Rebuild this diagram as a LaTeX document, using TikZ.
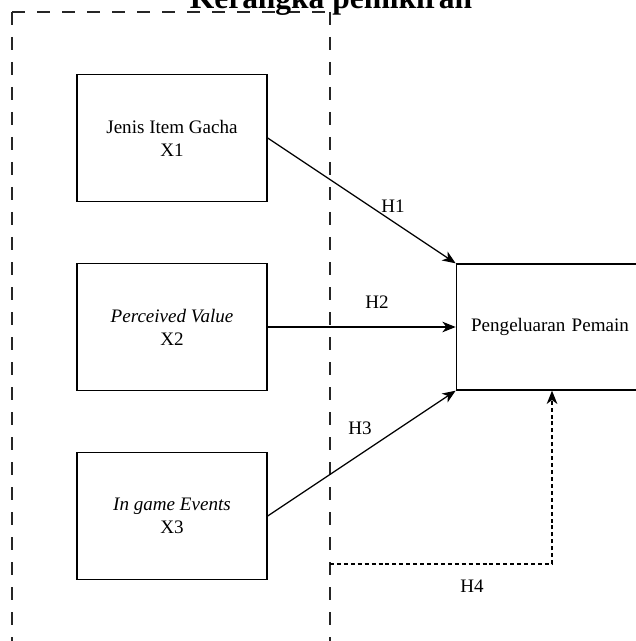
\documentclass[tikz,border=0pt]{standalone}
\usepackage{fontspec}
\setmainfont{Liberation Serif}
\usepackage{tikz}
\usetikzlibrary{positioning, arrows.meta, calc}

\begin{document}
\begin{tikzpicture}[
  x=0.75pt, y=-0.75pt,
  varbox/.style={draw, line width=1pt, minimum width=142.5pt, minimum height=95.25pt, align=center, inner sep=0pt, font=\fontsize{14.3}{17.3}\selectfont},
  hyp/.style={line width=0.9pt, -{Stealth[length=10pt, width=8pt, inset=3pt]}},
  hypdash/.style={hyp, dash pattern=on 3pt off 2.2pt},
  frame/.style={line width=1pt, dash pattern=on 9.75pt off 9pt, color=black!85},
  hlabel/.style={font=\fontsize{14.3}{17.3}\selectfont, inner sep=0pt},
]
  \useasboundingbox (0,0) rectangle (635,641);

  % independent variables
  \draw[frame] (12,12) -- (12,660);
  \draw[frame] (12,12) -- (330,12);
  \draw[frame] (330,12) -- (330,660);
  \node[font=\bfseries\fontsize{23.6}{28}\selectfont, anchor=base, inner sep=0pt] (title) at (331,9) {Kerangka pemikiran};

  \node[varbox] (x1) at (172,138) {Jenis Item Gacha\\X1};
  \node[varbox] (x2) at (172,327) {\textit{Perceived Value}\\X2};
  \node[varbox] (x3) at (172,516) {\textit{In game Events}\\X3};

  % dependent variable
  \node[varbox, minimum width=145pt, minimum height=94.5pt, text width=141pt] (y) at (553,327) {\hspace*{-4.5pt}Pengeluaran Pemain};

  % hypotheses
  \draw[hyp] (x1.east) -- (y.north west);
  \draw[hyp] (x2.east) -- (y.west);
  \draw[hyp] (x3.east) -- (y.south west);
  \coordinate (h4s) at (330,564);
  \draw[hypdash] (h4s) -| ($(y.south)+(-1,0)$);

  \node[hlabel] (lh1) at (393,206) {H1};
  \node[hlabel] (lh2) at (377,302) {H2};
  \node[hlabel] (lh3) at (360,428) {H3};
  \node[hlabel] (lh4) at (472,586) {H4};
\end{tikzpicture}
\end{document}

§ §

**Exercise brief**
Exclude the pictures. Write out the remaining data exactly.

**Exercise result**
Rebuild this diagram as a LaTeX document, using TikZ.
\documentclass[tikz,border=0pt]{standalone}
\usepackage{fontspec}
\setmainfont{Liberation Serif}
\usepackage{tikz}
\usetikzlibrary{positioning, arrows.meta, calc}

\begin{document}
\begin{tikzpicture}[
  x=0.75pt, y=-0.75pt,
  varbox/.style={draw, line width=1pt, minimum width=142.5pt, minimum height=95.25pt, align=center, inner sep=0pt, font=\fontsize{14.3}{17.3}\selectfont},
  hyp/.style={line width=0.9pt, -{Stealth[length=10pt, width=8pt, inset=3pt]}},
  hypdash/.style={hyp, dash pattern=on 3pt off 2.2pt},
  frame/.style={line width=1pt, dash pattern=on 9.75pt off 9pt, color=black!85},
  hlabel/.style={font=\fontsize{14.3}{17.3}\selectfont, inner sep=0pt},
]
  \useasboundingbox (0,0) rectangle (635,641);

  % independent variables
  \draw[frame] (12,12) -- (12,660);
  \draw[frame] (12,12) -- (330,12);
  \draw[frame] (330,12) -- (330,660);
  \node[font=\bfseries\fontsize{23.6}{28}\selectfont, anchor=base, inner sep=0pt] (title) at (331,9) {Kerangka pemikiran};

  \node[varbox] (x1) at (172,138) {Jenis Item Gacha\\X1};
  \node[varbox] (x2) at (172,327) {\textit{Perceived Value}\\X2};
  \node[varbox] (x3) at (172,516) {\textit{In game Events}\\X3};

  % dependent variable
  \node[varbox, minimum width=145pt, minimum height=94.5pt, text width=141pt] (y) at (553,327) {\hspace*{-4.5pt}Pengeluaran Pemain};

  % hypotheses
  \draw[hyp] (x1.east) -- (y.north west);
  \draw[hyp] (x2.east) -- (y.west);
  \draw[hyp] (x3.east) -- (y.south west);
  \coordinate (h4s) at (330,564);
  \draw[hypdash] (h4s) -| ($(y.south)+(-1,0)$);

  \node[hlabel] (lh1) at (393,206) {H1};
  \node[hlabel] (lh2) at (377,302) {H2};
  \node[hlabel] (lh3) at (360,428) {H3};
  \node[hlabel] (lh4) at (472,586) {H4};
\end{tikzpicture}
\end{document}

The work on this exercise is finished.